Blick auf die Tiberinsel in Rom
Bild: ©p1claudio/stock.adobe.com

Blick auf die Tiberinsel in Rom mit der Kirche San Bartolomeo all'Isola (rechts seitlich im Bild)

Es war Papst Johannes Paul II., der "San Bartolomeo all'Isola" 2002 den neuen Märtyrern des 20. Jahrhunderts widmete. Dabei war ihm besonders der Aspekt der "Ökumene des Bluts" wichtig: Nicht nur Katholiken, die wegen ihres Glaubens zu Tode gekommen waren, sollte hier gedacht werden, sondern auch Protestanten und Orthodoxen.

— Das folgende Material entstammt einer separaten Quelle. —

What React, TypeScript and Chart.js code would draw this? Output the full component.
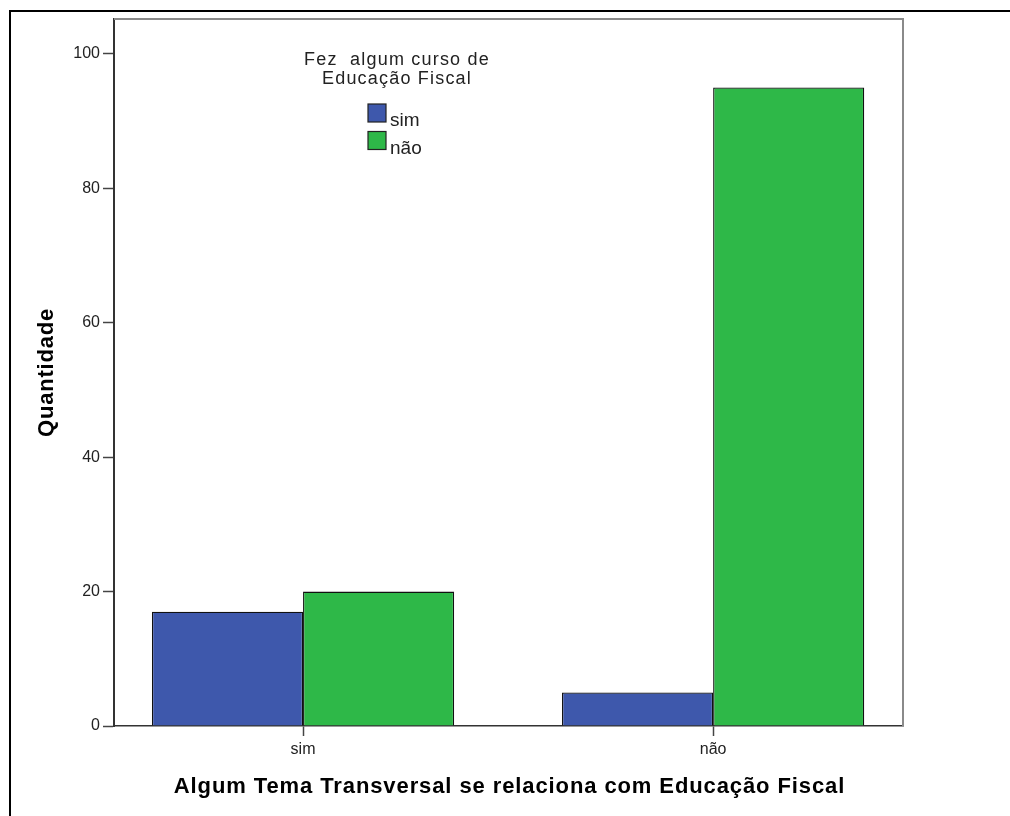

Dass ausgerechnet die Kirche auf der Tiberinsel dem Märtyrergedenken gewidmet ist, hat seine Vorgeschichte: Eine Expertenkommission, die zur Vorbereitung des Heiligen Jahres 2000 das christliches Martyrium des 20. Jahrhunderts wissenschaftlich untersuchte, war in Räumen der Kirche untergekommen.  Dort durchforstete die Kommission offizielle Dokumente, Briefe, Berichte und Memoiren der Märtyrer. Dabei sei in ihm ein Interesse, ja eine Leidenschaft für das Thema entstanden, erinnert sich Andrea Riccardi, Historiker und Gründer der katholischen Gemeinschaft Sant’Egidio: "Es gab Tausende von Geschichten zeitgenössischer Männer und Frauen: Christen, die als solche getötet worden waren". Er empfinde die aktuellen Märtyrer als "Skandal" in einer Welt, deren oberste Regel es sei, sich selbst zu retten, betonte er 2008 aus Anlass eines Besuchs von Papst Benedikt XVI. in der Kirche.

Der deutsche Papst hatte damals gesagt, auch das 21. Jahrhundert stehe unter dem Zeichen des Martyriums. Wer christliche Aufgaben wie brüderliches Zusammenleben, Liebe und Glaube sowie den Einsatz für die Bedürftigsten und Ärmsten wahrhaft lebe, könne auch heute Opfer von Gewalt werden. Allerdings habe es nur den Anschein, dass Gewalt, Totalitarismus, Verfolgung und blinde Brutalität stärker seien; vor dem Hintergrund der Auferstehung erkläre sich dann der Sinn des Martyriums.

Kleines Geschenk, großes Symbolkraft

Einige Jahre später bedachte Franziskus das Gotteshaus dann mit einem kleinen Geschenk mit großer Symbolkraft. Er schenke ihm einen kleinen Holzvogel, der aus einer syrischen Kirche stammt, die während eine Bombardierung Aleppos in Brand geriet. So lassen sich in der Kirche Spuren von Märtyrern vom Beginn des Christentums bis heute nachvollziehen.